Thrilled by goosebumps, shivers up your spine and the heebie-jeebies? Read on... if you dare

Thrilled by goosebumps, shivers up your spine and the heebie-jeebies? Read on… if you dare


1. Haunted Vancouver Trolley Tours  Friday, October 6 to Tuesday, October 31

Haunted Vancouver Trolley Tours’ adults-only adventures whisk intrepid souls around the city on vintage trolleys, as guides shares tales of murder and mayhem, ghosts and ghouls. Particularly upsetting once gruesome backstories are shared, locations include Mountainview Cemetery, the Vancouver Police Museum and Stanley Park, site of the unsolved Babes in the Woods murders which saw two young boys killed with a hatchet and left among the trees.


2. Potter’s House of Horrors – Friday, October 6 to Tuesday, October 31

With 15 years under its belt, Surrey’s favourite locale for ghastly thrills returns with an expanded offering. Guests at Potter’s House of Horrors can find frights scattered about two different houses: crowd-pleaser Monstrosity returns due to popular demand while Devil’s Descent is new for 2017 and brings with it terrifying industrial machines, spooky mine shafts and all sorts of nerve-wracking boos.

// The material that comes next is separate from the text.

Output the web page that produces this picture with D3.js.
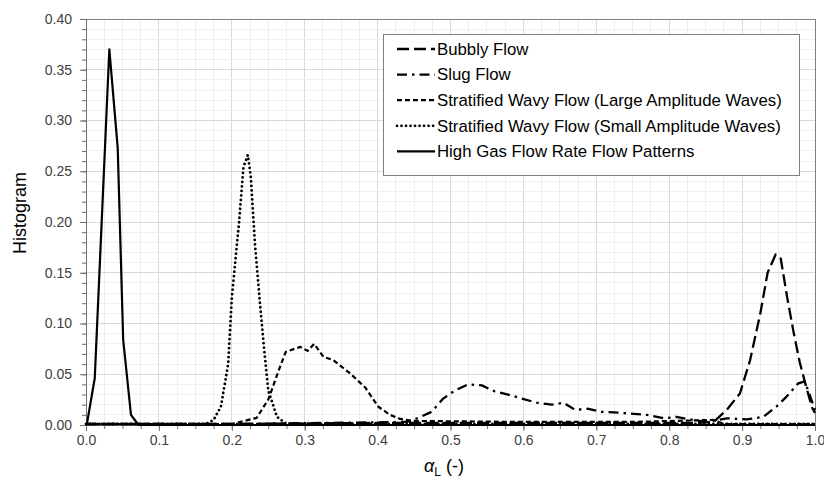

3. The Lost Souls of Gastown – Thursday, October 12 to Tuesday, October 31

One of Vancouver’s oldest neighbourhoods is also its most eerie, with a history crammed full of fire, smallpox, unsolved murders and public hangings. Forbidden Vancouver brings frightening tales to life during a walking tour known as The Lost Souls of Gastown. Hear all about the area’s murky past and be on the lookout for ghosts such as gold prospector John Bray, who was shot in the head in 1898 but spent two weeks wandering the streets before finally succumbing to his injuries.


4. Coffey Talk with Chip Coffey – Sunday, October 15

Psychic and medium Chip Coffey stops at the Fairmont Hotel Vancouver to give a spirited talk and to investigate the hotel’s fabled Lady in Red. The apparition is believed to be the ghost of socialite Jennie Pearl Cox, who frequented the hotel’s ritzy ballroom in the 1930s and ’40s. She was wearing her favourite red dress when she died in a car accident near the hotel in 1944 and, today, she’s often spotted floating through the lobby or on the hotel’s 14th floor.


5. Ghostly Vancouver Tours – ongoing

Thanks to Ghostly Vancouver Tours, the city’s scandal-ridden, spectre-filled history is revealed in walking tours around downtown and Gastown. Stops include haunted sites such as the Vancouver Art Gallery, Gaoler’s Mews and Penthouse Nightclub, which boasts, as its resident spirit, a woman who enjoys opening and closing the windows late at night.


6. Salmagundi West – ongoing

One of the city’s quirkiest antiques shops is also the perfect spot for a psychic reading. Salmagundi West’s owner reports frequent odd occurrences that suggest multiple spirits are hanging around, dropping items and blasting cold air from cabinets. An old vault in the basement has such unusually charged energy that it’s used now for tarot card readings.


7. More ghost hunting – ongoing

Vancouver is a relatively young city, but it’s crowded with enough spooks that a call to the Ghostbusters might be in order. Here are some sites you can explore on your own to get you in the mood for Halloween…

The Old Spaghetti Factory in Gastown has four resident ghosts who regularly scare the staff: a uniformed tram conductor, a mischievous red-haired fellow known as either Little Red Man or Looky-loo, a small boy named Edward, and a young girl with a balloon. The Vogue Theatre has one ghost, believed to be a former staff member, while the Orpheum Theatre boasts three: a man who appears on the stage, a washroom attendant in the men’s room downstairs, and a well-dressed woman who gives a standing ovation before disappearing. At least seven ghosts reside at Hycroft Manor, including a nurse and a WWI officer. And Waterfront Station, often called the most haunted site in Vancouver, is teeming with spirits, including a mournful old woman who glows and a woman in a flapper dress who dances to 1920s music.